Hi guys. I had taken a break from the list for about 4-5 months, I believe the last post I had made was when my jaw bone was exposed and believed I was going to be going under more surgery and hyperbaric chamber treatments. I was in the midst of a military move when the doctor discovered this, after we moved to the new home it just healed up on it's own. I felt extremely blessed and lucky.

I guess I should give a quick background on myself since it's been awhile. I was diagnosed with small salivary gland cancer in right retromolar area, October 2006 it was classified as mucoidepidermal carcinoma low to intermediate grade. Had clear borders but had neural involvement. I under went 30 Imrt treatments and finished those in Feb 2007. It's been an extremely tough year. My daughter has cystic fibrosis and her disease alone is more than I can handle, cancer wasn't something I had room in my life for. Ofcourse, who does? On top of my cancer, my daughter's hospitalizations,surgery, my husband's grandmother fell and broke her neck in 3 places (she is doing extremely well considering), my mother was diagnosed with breast cancer last month. So, Ive had non stop stress for this past year which brings me to today.

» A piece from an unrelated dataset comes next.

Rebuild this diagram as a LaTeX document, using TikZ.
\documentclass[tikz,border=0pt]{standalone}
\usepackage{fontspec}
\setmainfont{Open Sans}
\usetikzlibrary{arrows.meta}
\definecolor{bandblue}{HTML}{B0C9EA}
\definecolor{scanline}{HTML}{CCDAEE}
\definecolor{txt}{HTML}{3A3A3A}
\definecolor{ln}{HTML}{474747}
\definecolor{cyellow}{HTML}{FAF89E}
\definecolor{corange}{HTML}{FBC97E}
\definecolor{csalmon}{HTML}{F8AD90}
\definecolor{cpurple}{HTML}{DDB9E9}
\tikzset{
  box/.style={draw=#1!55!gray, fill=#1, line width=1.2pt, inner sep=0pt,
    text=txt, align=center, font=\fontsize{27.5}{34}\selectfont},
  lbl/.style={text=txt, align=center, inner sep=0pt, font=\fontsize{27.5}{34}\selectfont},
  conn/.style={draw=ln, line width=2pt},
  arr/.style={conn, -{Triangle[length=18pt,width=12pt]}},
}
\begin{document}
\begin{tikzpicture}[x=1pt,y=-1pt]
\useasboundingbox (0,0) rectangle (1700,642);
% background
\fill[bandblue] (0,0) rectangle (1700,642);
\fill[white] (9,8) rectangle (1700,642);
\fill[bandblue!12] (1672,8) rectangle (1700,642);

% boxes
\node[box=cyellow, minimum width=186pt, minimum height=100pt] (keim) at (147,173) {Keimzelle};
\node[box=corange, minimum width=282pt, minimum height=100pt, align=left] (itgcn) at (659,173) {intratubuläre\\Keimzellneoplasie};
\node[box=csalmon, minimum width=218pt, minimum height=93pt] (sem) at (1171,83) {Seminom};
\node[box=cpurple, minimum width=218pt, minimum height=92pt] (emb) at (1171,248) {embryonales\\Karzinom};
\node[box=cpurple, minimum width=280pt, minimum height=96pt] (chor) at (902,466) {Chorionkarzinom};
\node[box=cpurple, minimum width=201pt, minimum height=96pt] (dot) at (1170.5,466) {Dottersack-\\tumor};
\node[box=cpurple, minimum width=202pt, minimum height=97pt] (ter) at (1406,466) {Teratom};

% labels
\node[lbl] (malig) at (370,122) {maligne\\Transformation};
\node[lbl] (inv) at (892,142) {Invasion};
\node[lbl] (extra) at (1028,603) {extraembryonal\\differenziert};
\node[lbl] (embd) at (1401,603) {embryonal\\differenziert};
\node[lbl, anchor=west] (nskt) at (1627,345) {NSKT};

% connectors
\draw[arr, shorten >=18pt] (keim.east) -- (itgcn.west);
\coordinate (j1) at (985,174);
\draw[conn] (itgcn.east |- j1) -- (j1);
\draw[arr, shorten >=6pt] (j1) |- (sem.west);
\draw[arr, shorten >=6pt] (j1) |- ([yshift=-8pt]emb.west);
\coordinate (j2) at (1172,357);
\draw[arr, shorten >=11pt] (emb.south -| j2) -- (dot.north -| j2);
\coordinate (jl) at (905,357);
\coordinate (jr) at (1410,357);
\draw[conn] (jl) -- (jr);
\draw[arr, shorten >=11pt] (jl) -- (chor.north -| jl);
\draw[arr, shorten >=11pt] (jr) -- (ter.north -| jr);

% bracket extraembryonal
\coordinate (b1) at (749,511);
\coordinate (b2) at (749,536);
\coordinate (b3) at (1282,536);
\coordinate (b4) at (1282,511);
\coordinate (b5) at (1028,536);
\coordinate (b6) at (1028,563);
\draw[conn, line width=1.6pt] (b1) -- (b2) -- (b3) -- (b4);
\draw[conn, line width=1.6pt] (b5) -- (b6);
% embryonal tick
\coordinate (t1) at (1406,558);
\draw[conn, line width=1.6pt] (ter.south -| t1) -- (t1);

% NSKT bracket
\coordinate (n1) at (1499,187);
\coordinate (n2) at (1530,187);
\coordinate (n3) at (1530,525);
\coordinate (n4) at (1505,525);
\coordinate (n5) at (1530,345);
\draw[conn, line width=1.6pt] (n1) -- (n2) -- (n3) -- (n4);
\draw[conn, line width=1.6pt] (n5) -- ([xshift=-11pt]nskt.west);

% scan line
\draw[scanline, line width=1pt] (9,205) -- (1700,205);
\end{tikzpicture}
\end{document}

Last Thursday, I went in for my monthly follow up with my new ent/head&neck specialist. He did his exam, scoped down my nose etc. Everything was fine and normal. Oh, I also went the previous week into the dentist and had my teeth cleaned and nothing was mentionable or noticable. Anyhow, last Friday I felt like the top of my mouth /pallate was a bit sore. Felt like the beginning of a canker sore/ulcer. Saturday I had a lump and mouth was really sore. I began to freak out, by Tuesday I was having panic attacks so I thought it would be best to go back into the doctor. Did that yesterday, and the Dr. said it could be an ulcer but given my history with cancer he felt it best to be biopsied. And done under anesthesia. He said if I hadn't had cancer that he would send me home for a couple weeks to see if it would go away on it's own. Im still extremely confused that a lump would just appear so quickly without me, the dentist, or the doctor noticing....like I said 2 days after a check up. I also wonder if the spray he put down my nose irritated my mouth, I tasted it when he sprayed my nose and like I said mouth was irritated the following morning.

Im very frightened. Having panic attacks, worried about going through more and worried about being around to care for my daughter who has a chronic, progressive disease. I asked him for something for my anxiety and he wouldn't write anything for me. Im having a hard time sleeping, and functioning. Hard not to cry in front of my daughter who senses and understands more than I want her to.

Im scheduled for surgery on Tuesday. Oh, I also may have to have fiber optic interbation (sp) since I have limited mobility of my jaw. Has anyone had this done? Please tell me your experience with this. I apologize that this is long, I know Im probably babbiling a lot...thought I posted last night and fell asleep while I was writing is. Guess I didn't post ... If anyone else has experienced anything like what Im going through right now, please respond.